The Day the Wall Street Music Died

“Bye, bye, Miss American pie…” sang Don McLean in one of my favorite songs of an earlier time. The poignant lyrics, which I never fully understood, talked about the day the music died.

Sunday, September 19, 2008, is the day the music stopped for Wall Street as we’ve known it. As 2008 began, five large investment banks dominated American finance and were major players on the world scene: Goldman Sachs, Morgan Stanley, Merrill Lynch, Bear Stearns and Lehman Brothers. Each of these firms made enormous profits for as long as I can remember; each hired the best and brightest college and business school graduates; and each paid kingly salaries and bonuses. While the good times lasted, the times were very good, indeed.

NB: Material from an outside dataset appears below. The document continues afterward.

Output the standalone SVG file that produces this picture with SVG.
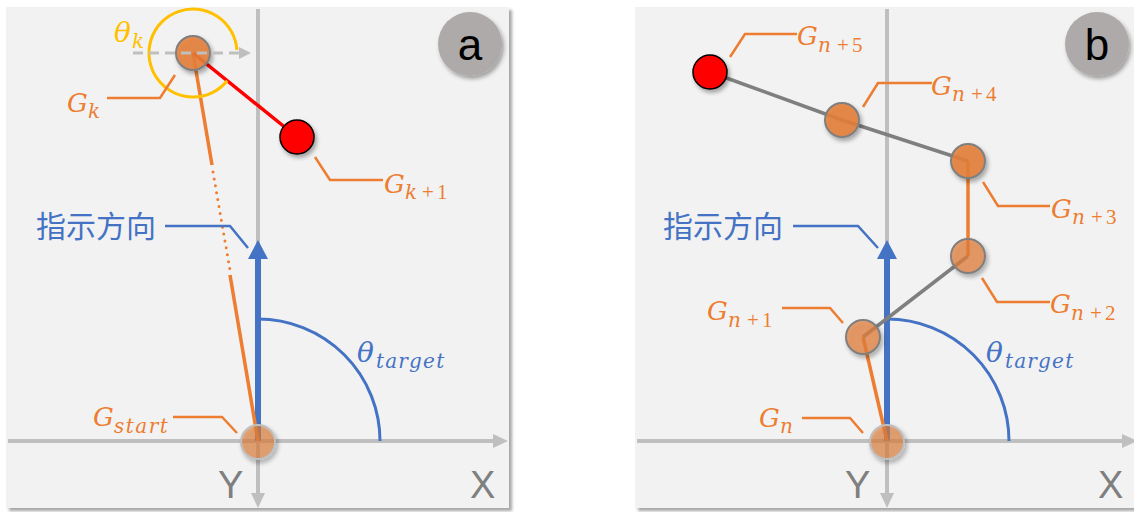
<svg xmlns="http://www.w3.org/2000/svg" width="1134" height="512" viewBox="0 0 1134 512">
<defs>
<filter id="psh" x="-5%" y="-5%" width="110%" height="110%"><feDropShadow dx="3" dy="3" stdDeviation="1.5" flood-color="#000" flood-opacity="0.35"/></filter>
<filter id="sh" x="-50%" y="-50%" width="200%" height="200%"><feDropShadow dx="2" dy="3" stdDeviation="2" flood-color="#000" flood-opacity="0.35"/></filter>
<marker id="ga" markerUnits="userSpaceOnUse" markerWidth="16" markerHeight="14" refX="2" refY="7" orient="auto"><path d="M0,0 L15,7 L0,14 z" fill="#bfbfbf"/></marker>
<marker id="gs" markerUnits="userSpaceOnUse" markerWidth="14" markerHeight="12" refX="1" refY="6" orient="auto"><path d="M0,0 L12,6 L0,12 z" fill="#bfbfbf"/></marker>
<marker id="ba" markerUnits="userSpaceOnUse" markerWidth="20" markerHeight="22" refX="1" refY="10" orient="auto"><path d="M0,0 L19,10 L0,20 z" fill="#4472c4"/></marker>
<style>
.panel{fill:#f2f2f2}
.axis{stroke:#bfbfbf;stroke-width:4;fill:none}
.ld{stroke:#ed7d31;stroke-width:2.5;fill:none}
.bld{stroke:#4472c4;stroke-width:2.5;fill:none}
.ol{stroke:#ed7d31;stroke-width:3.5;fill:none}
.gl{stroke:#7f7f7f;stroke-width:3.5;fill:none}
.blue{stroke:#4472c4;stroke-width:6;fill:none}
.arc{stroke:#4472c4;stroke-width:3;fill:none}
.m{font-family:"DejaVu Serif",serif;font-style:italic;font-size:26px}
.t{font-family:"DejaVu Serif",serif;font-style:italic;font-size:28px}
.s{font-size:20px}
.u{font-family:"Liberation Serif",serif;font-style:normal;font-size:21px}
.or{fill:#ed7d31}
.bl{fill:#4472c4}
.gd{fill:#ffc000}
.cjk{font-family:"Noto Sans CJK SC","Noto Sans",sans-serif;font-size:30px;fill:#4472c4}
.ax{font-family:"Liberation Sans",Arial,sans-serif;font-size:38px;fill:#7f7f7f}
.bd{font-family:"Liberation Sans",Arial,sans-serif;font-size:44px;fill:#000;text-anchor:middle}
.node{fill:#e5803a;fill-opacity:0.88;stroke:#7f7f7f;stroke-width:2}
.node2{fill:#e5803a;fill-opacity:0.7;stroke:#7f7f7f;stroke-width:2}
.org{fill:#e0803e;fill-opacity:0.62;stroke:#bfbfbf;stroke-width:2}
.red{fill:#ff0000;stroke:#000;stroke-width:1.5}
.badge{fill:#aeaaaa}
</style>
</defs>

<!-- Panel a -->
<g id="panel-a">
<rect class="panel" x="6" y="7" width="503" height="501" filter="url(#psh)"/>
<line class="axis" x1="8" y1="441" x2="495" y2="441" marker-end="url(#ga)"/>
<line class="axis" x1="258" y1="9" x2="258" y2="495" marker-end="url(#ga)"/>
<text class="ax" x="218" y="498">Y</text>
<text class="ax" x="470" y="498">X</text>
</g>

<g id="connectors-a">
<line class="blue" x1="258" y1="441" x2="258" y2="258" marker-end="url(#ba)"/>
<path class="arc" d="M258,319 A122,122 0 0 1 380,441"/>
<line class="ol" x1="193" y1="53" x2="212" y2="165"/>
<line x1="213" y1="172" x2="230" y2="270" stroke="#ed7d31" stroke-width="3" stroke-linecap="round" stroke-dasharray="0 7"/>
<line class="ol" x1="230" y1="275" x2="258" y2="441"/>
<line x1="193" y1="53" x2="297" y2="137" stroke="#ff0000" stroke-width="3.5"/>
<path d="M236.9,50 A44,44 0 1 0 227.2,80.7" fill="none" stroke="#ffc000" stroke-width="3"/>
<polyline class="ld" points="107,98 160,98 175,75"/>
<polyline class="ld" points="315,157 330,180 383,180"/>
<polyline class="ld" points="173,417 222,417 237,433"/>
<polyline class="bld" points="165,226 230,226 248,248"/>
</g>

<g id="node-gstart">
<circle class="org" cx="258" cy="442" r="17" filter="url(#sh)"/>
<text class="m or" x="93" y="426">G<tspan class="s" x="114" y="433" letter-spacing="1.5">start</tspan></text>
</g>
<g id="node-gk">
<circle class="node" cx="193" cy="53" r="17" filter="url(#sh)"/>
<line x1="133" y1="53" x2="240" y2="53" stroke="#bfbfbf" stroke-width="3" stroke-dasharray="10 6" marker-end="url(#gs)"/>
<text class="m or" x="67" y="112">G<tspan class="s" x="88" y="118">k</tspan></text>
<text class="t gd" x="114" y="42">θ<tspan class="s" x="132" y="48">k</tspan></text>
</g>
<g id="node-gk1">
<circle class="red" cx="297" cy="137" r="17" filter="url(#sh)"/>
<text class="m or" x="384" y="193">G<tspan class="s" x="405" y="199">k</tspan><tspan class="u" x="422" y="199">+</tspan><tspan class="u" x="437" y="199">1</tspan></text>
</g>
<g id="label-a">
<text class="cjk" x="36" y="237">指示方向</text>
<text class="t bl" x="357" y="362">θ<tspan class="s" x="376" y="368" letter-spacing="1.2">target</tspan></text>
</g>
<g id="badge-a">
<circle class="badge" cx="470" cy="44" r="32" filter="url(#sh)"/>
<text class="bd" x="470" y="60">a</text>
</g>

<!-- Panel b -->
<g id="panel-b">
<rect class="panel" x="635" y="7" width="503" height="501" filter="url(#psh)"/>
<line class="axis" x1="637" y1="441" x2="1124" y2="441" marker-end="url(#ga)"/>
<line class="axis" x1="887" y1="9" x2="887" y2="495" marker-end="url(#ga)"/>
<text class="ax" x="845" y="498">Y</text>
<text class="ax" x="1098" y="498">X</text>
</g>

<g id="connectors-b">
<line class="blue" x1="887" y1="441" x2="887" y2="258" marker-end="url(#ba)"/>
<path class="arc" d="M887,319 A122,122 0 0 1 1009,441"/>
<line class="ol" x1="887" y1="441" x2="863" y2="337"/>
<line class="gl" x1="863" y1="337" x2="968" y2="256"/>
<line class="ol" x1="968" y1="256" x2="968" y2="161"/>
<polyline class="gl" points="968,161 842,120 710,72"/>
<polyline class="ld" points="730,57 745,34 797,34"/>
<polyline class="ld" points="863,107 878,83 932,83"/>
<polyline class="ld" points="983,182 998,206 1050,206"/>
<polyline class="ld" points="982,278 997,302 1050,302"/>
<polyline class="ld" points="782,308 830,308 843,323"/>
<polyline class="ld" points="802,418 850,418 863,433"/>
<polyline class="bld" points="793,226 858,226 878,248"/>
</g>

<g id="node-gn">
<circle class="org" cx="887" cy="442" r="17" filter="url(#sh)"/>
<text class="m or" x="759" y="427">G<tspan class="s" x="780" y="433">n</tspan></text>
</g>
<g id="node-gn1">
<circle class="node2" cx="863" cy="337" r="17" filter="url(#sh)"/>
<text class="m or" x="707" y="320">G<tspan class="s" x="728" y="327">n</tspan><tspan class="u" x="747" y="327">+</tspan><tspan class="u" x="762" y="327">1</tspan></text>
</g>
<g id="node-gn2">
<circle class="node2" cx="968" cy="256" r="17" filter="url(#sh)"/>
<text class="m or" x="1050" y="313">G<tspan class="s" x="1071" y="320">n</tspan><tspan class="u" x="1090" y="320">+</tspan><tspan class="u" x="1105" y="320">2</tspan></text>
</g>
<g id="node-gn3">
<circle class="node" cx="968" cy="161" r="17" filter="url(#sh)"/>
<text class="m or" x="1051" y="218">G<tspan class="s" x="1072" y="224">n</tspan><tspan class="u" x="1091" y="224">+</tspan><tspan class="u" x="1106" y="224">3</tspan></text>
</g>
<g id="node-gn4">
<circle class="node" cx="842" cy="120" r="17" filter="url(#sh)"/>
<text class="m or" x="931" y="95">G<tspan class="s" x="952" y="101">n</tspan><tspan class="u" x="971" y="101">+</tspan><tspan class="u" x="986" y="101">4</tspan></text>
</g>
<g id="node-gn5">
<circle class="red" cx="710" cy="72" r="17" filter="url(#sh)"/>
<text class="m or" x="797" y="45">G<tspan class="s" x="818" y="52">n</tspan><tspan class="u" x="837" y="52">+</tspan><tspan class="u" x="852" y="52">5</tspan></text>
</g>
<g id="label-b">
<text class="cjk" x="663" y="237">指示方向</text>
<text class="t bl" x="986" y="362">θ<tspan class="s" x="1005" y="368" letter-spacing="1.2">target</tspan></text>
</g>
<g id="badge-b">
<circle class="badge" cx="1097" cy="44" r="32" filter="url(#sh)"/>
<text class="bd" x="1097" y="60">b</text>
</g>
</svg>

All five major investment banks were able to generate huge profits and pay huge salaries and bonuses for one reason: they were all very highly leveraged. Typically, each maintained debt-to-capital ratios of 20- or 30-to-1 or higher.

To understand how high leverage can generate huge profits, imagine you have $1 million in capital to invest. Suppose you buy a $1 million home and hang on for a year or two while it goes up 10 percent in value. Ignoring the costs of buying and selling, you’ve made a tidy profit of $100,000. Now, instead of buying one home, assume you find a lender willing to let you buy 25 $1 million homes, with $40,000 down and a mortgage of $960,000 on each. Now, when the housing market goes up 10 percent, you’ve made $2,500,000 in profits, all because you’re leveraged 24-to-1. Now you can call yourself an investment bank.

Of course, leverage works both ways. A 10 percent decline in the housing market will not only wipe out your profits but will put you more than $2 million in the hole. And that’s what happened this year to the five major investment banks.

The problem started, as we’ve all heard, with subprime mortgages. Rising delinquencies and defaults led to falling housing prices, causing the value of the mortgage-backed securities issued and held by the investment banks to fall. The problem was especially acute for Bear Stearns, which was forced into a shotgun marriage with banking giant J.P. Morgan Chase in March at a stock price 93 percent down from what it had traded for a year earlier.

Next to fall was Lehman Brothers, which struggled all summer to find a savior. As its financial condition worsened, Lehman’s cost to maintain its leverage soared, accelerating its downward financial spiral. One minute past midnight on Monday, September 15, Lehman filed for bankruptcy protection from its creditors.

Concurrent with the Lehman bankruptcy filing, Merrill Lynch, seeing the handwriting on the wall, announced it had arranged to be bought by Bank of America in a deal worked up in less than 48 hours. Bank of America is paying $28.50 a share for Merrill, almost 65 percent below the 52-week high for the stock. Three down and two to go.

Finally, the following Sunday, the Federal Reserve announced it had approved petitions by Goldman Sachs and Morgan Stanley to become bank holding companies. This will let them access the Federal Reserve System to meet liquidity crises and take deposits, an inherently more stable source of funding than the short-term loans used by investment banks. But the conversion will come with much more regulation from the Fed and from the Federal Deposit Insurance Corporation, including much higher capital requirements. Because their leverage will be significantly restricted, Goldman and Morgan Stanley’s ability to generate profits in the good times will be much more muted. And that means and end to the high salaries and gaudy bonuses.

Where the best and brightest graduates will go now remains to be seen. New York City potentially faces an enormous blow to its economy, which has benefited mightily from the investment banks’ erstwhile success. The City’s vaunted Renaissance since 1990 may be in jeopardy.

Ironically, the independent investment bank concept arose during a prior financial crisis—the Great Depression. Underwriting securities was deemed then to be too risky for commercial banks, so Congress passed the Glass-Steagall Act, forbidding one entity from performing both functions. Now with the repeal of the Glass-Steagall Act in November of 1999, U.S. investment banks will become arms of giant commercial banks, as they are in Europe.

Leverage is like an addictive drug. The high is so pleasurable, the borrower simply can’t stop. Inevitably, when times get difficult, leverage turns back on the investor, wrecking his carefully laid plans. Think of leverage like loading your ship with cargo so the sea is almost to the gunwales. All is fine when it’s calm, but the ship quickly founders in a storm. The wise investor understands that highly leveraged investments suffer first and most when hard times are at hand.